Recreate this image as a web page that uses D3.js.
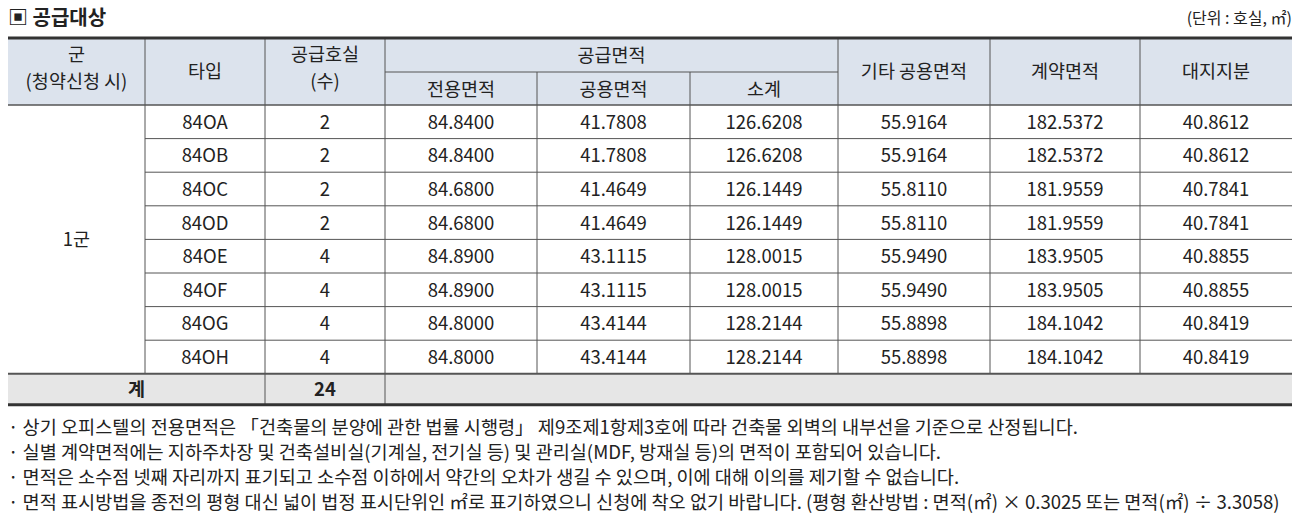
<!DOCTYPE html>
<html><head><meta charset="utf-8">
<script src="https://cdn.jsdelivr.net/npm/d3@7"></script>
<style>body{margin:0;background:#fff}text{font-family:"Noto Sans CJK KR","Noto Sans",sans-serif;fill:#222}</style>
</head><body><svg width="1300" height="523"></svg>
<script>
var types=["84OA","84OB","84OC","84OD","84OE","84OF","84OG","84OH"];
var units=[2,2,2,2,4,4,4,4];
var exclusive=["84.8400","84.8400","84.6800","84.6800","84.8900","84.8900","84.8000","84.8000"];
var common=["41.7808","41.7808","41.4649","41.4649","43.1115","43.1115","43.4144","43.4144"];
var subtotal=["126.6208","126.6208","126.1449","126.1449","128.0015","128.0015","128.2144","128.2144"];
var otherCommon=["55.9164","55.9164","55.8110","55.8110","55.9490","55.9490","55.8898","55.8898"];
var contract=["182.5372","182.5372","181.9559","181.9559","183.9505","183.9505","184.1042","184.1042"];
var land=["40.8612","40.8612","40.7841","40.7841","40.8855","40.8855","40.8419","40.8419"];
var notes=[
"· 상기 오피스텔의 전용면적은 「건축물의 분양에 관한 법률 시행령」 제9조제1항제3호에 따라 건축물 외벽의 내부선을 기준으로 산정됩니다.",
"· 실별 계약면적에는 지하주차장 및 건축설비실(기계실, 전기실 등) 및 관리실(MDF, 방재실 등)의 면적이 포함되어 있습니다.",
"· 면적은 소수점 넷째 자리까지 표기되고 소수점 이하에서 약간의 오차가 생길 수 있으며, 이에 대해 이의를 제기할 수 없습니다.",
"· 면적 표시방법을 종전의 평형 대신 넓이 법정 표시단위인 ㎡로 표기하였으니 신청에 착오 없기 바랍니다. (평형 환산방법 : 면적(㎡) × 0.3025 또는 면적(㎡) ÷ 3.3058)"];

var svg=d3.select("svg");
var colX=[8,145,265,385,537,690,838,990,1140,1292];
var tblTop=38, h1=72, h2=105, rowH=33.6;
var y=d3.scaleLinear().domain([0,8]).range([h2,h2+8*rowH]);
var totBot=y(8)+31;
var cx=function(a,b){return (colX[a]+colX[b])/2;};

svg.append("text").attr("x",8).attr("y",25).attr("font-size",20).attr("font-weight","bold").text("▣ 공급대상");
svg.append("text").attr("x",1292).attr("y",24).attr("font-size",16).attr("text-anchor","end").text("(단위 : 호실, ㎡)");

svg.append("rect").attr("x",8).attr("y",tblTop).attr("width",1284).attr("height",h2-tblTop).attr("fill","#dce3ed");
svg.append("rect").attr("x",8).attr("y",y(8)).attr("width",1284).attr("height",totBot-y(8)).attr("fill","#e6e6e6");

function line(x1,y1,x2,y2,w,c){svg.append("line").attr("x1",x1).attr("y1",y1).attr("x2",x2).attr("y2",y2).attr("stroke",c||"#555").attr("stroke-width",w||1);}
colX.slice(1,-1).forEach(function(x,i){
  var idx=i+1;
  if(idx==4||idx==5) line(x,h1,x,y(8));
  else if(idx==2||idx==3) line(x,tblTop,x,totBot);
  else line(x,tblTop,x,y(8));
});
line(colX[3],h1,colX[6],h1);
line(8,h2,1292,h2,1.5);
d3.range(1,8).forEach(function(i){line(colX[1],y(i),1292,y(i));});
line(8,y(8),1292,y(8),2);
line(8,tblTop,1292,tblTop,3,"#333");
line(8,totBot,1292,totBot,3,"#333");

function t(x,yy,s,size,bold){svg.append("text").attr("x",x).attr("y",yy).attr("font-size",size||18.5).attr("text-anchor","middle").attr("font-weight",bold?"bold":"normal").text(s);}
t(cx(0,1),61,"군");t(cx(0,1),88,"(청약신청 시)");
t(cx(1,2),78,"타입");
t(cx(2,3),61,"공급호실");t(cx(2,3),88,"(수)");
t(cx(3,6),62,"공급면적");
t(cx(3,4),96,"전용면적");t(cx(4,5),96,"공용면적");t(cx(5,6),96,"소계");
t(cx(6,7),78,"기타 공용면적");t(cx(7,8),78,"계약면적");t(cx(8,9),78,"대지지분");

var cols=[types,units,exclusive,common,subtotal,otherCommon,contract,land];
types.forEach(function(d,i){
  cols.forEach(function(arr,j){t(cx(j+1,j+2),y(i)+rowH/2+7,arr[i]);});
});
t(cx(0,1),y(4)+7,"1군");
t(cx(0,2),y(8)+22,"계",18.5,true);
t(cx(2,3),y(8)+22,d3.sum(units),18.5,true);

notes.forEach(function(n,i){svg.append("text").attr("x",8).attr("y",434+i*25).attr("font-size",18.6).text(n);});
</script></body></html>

☆ ☆ ☆ ☆ ☆

Copy out all of the material exactly as written, without its pictures.

Completed exercise:
Recreate this image as a web page that uses D3.js.
<!DOCTYPE html>
<html><head><meta charset="utf-8">
<script src="https://cdn.jsdelivr.net/npm/d3@7"></script>
<style>body{margin:0;background:#fff}text{font-family:"Noto Sans CJK KR","Noto Sans",sans-serif;fill:#222}</style>
</head><body><svg width="1300" height="523"></svg>
<script>
var types=["84OA","84OB","84OC","84OD","84OE","84OF","84OG","84OH"];
var units=[2,2,2,2,4,4,4,4];
var exclusive=["84.8400","84.8400","84.6800","84.6800","84.8900","84.8900","84.8000","84.8000"];
var common=["41.7808","41.7808","41.4649","41.4649","43.1115","43.1115","43.4144","43.4144"];
var subtotal=["126.6208","126.6208","126.1449","126.1449","128.0015","128.0015","128.2144","128.2144"];
var otherCommon=["55.9164","55.9164","55.8110","55.8110","55.9490","55.9490","55.8898","55.8898"];
var contract=["182.5372","182.5372","181.9559","181.9559","183.9505","183.9505","184.1042","184.1042"];
var land=["40.8612","40.8612","40.7841","40.7841","40.8855","40.8855","40.8419","40.8419"];
var notes=[
"· 상기 오피스텔의 전용면적은 「건축물의 분양에 관한 법률 시행령」 제9조제1항제3호에 따라 건축물 외벽의 내부선을 기준으로 산정됩니다.",
"· 실별 계약면적에는 지하주차장 및 건축설비실(기계실, 전기실 등) 및 관리실(MDF, 방재실 등)의 면적이 포함되어 있습니다.",
"· 면적은 소수점 넷째 자리까지 표기되고 소수점 이하에서 약간의 오차가 생길 수 있으며, 이에 대해 이의를 제기할 수 없습니다.",
"· 면적 표시방법을 종전의 평형 대신 넓이 법정 표시단위인 ㎡로 표기하였으니 신청에 착오 없기 바랍니다. (평형 환산방법 : 면적(㎡) × 0.3025 또는 면적(㎡) ÷ 3.3058)"];

var svg=d3.select("svg");
var colX=[8,145,265,385,537,690,838,990,1140,1292];
var tblTop=38, h1=72, h2=105, rowH=33.6;
var y=d3.scaleLinear().domain([0,8]).range([h2,h2+8*rowH]);
var totBot=y(8)+31;
var cx=function(a,b){return (colX[a]+colX[b])/2;};

svg.append("text").attr("x",8).attr("y",25).attr("font-size",20).attr("font-weight","bold").text("▣ 공급대상");
svg.append("text").attr("x",1292).attr("y",24).attr("font-size",16).attr("text-anchor","end").text("(단위 : 호실, ㎡)");

svg.append("rect").attr("x",8).attr("y",tblTop).attr("width",1284).attr("height",h2-tblTop).attr("fill","#dce3ed");
svg.append("rect").attr("x",8).attr("y",y(8)).attr("width",1284).attr("height",totBot-y(8)).attr("fill","#e6e6e6");

function line(x1,y1,x2,y2,w,c){svg.append("line").attr("x1",x1).attr("y1",y1).attr("x2",x2).attr("y2",y2).attr("stroke",c||"#555").attr("stroke-width",w||1);}
colX.slice(1,-1).forEach(function(x,i){
  var idx=i+1;
  if(idx==4||idx==5) line(x,h1,x,y(8));
  else if(idx==2||idx==3) line(x,tblTop,x,totBot);
  else line(x,tblTop,x,y(8));
});
line(colX[3],h1,colX[6],h1);
line(8,h2,1292,h2,1.5);
d3.range(1,8).forEach(function(i){line(colX[1],y(i),1292,y(i));});
line(8,y(8),1292,y(8),2);
line(8,tblTop,1292,tblTop,3,"#333");
line(8,totBot,1292,totBot,3,"#333");

function t(x,yy,s,size,bold){svg.append("text").attr("x",x).attr("y",yy).attr("font-size",size||18.5).attr("text-anchor","middle").attr("font-weight",bold?"bold":"normal").text(s);}
t(cx(0,1),61,"군");t(cx(0,1),88,"(청약신청 시)");
t(cx(1,2),78,"타입");
t(cx(2,3),61,"공급호실");t(cx(2,3),88,"(수)");
t(cx(3,6),62,"공급면적");
t(cx(3,4),96,"전용면적");t(cx(4,5),96,"공용면적");t(cx(5,6),96,"소계");
t(cx(6,7),78,"기타 공용면적");t(cx(7,8),78,"계약면적");t(cx(8,9),78,"대지지분");

var cols=[types,units,exclusive,common,subtotal,otherCommon,contract,land];
types.forEach(function(d,i){
  cols.forEach(function(arr,j){t(cx(j+1,j+2),y(i)+rowH/2+7,arr[i]);});
});
t(cx(0,1),y(4)+7,"1군");
t(cx(0,2),y(8)+22,"계",18.5,true);
t(cx(2,3),y(8)+22,d3.sum(units),18.5,true);

notes.forEach(function(n,i){svg.append("text").attr("x",8).attr("y",434+i*25).attr("font-size",18.6).text(n);});
</script></body></html>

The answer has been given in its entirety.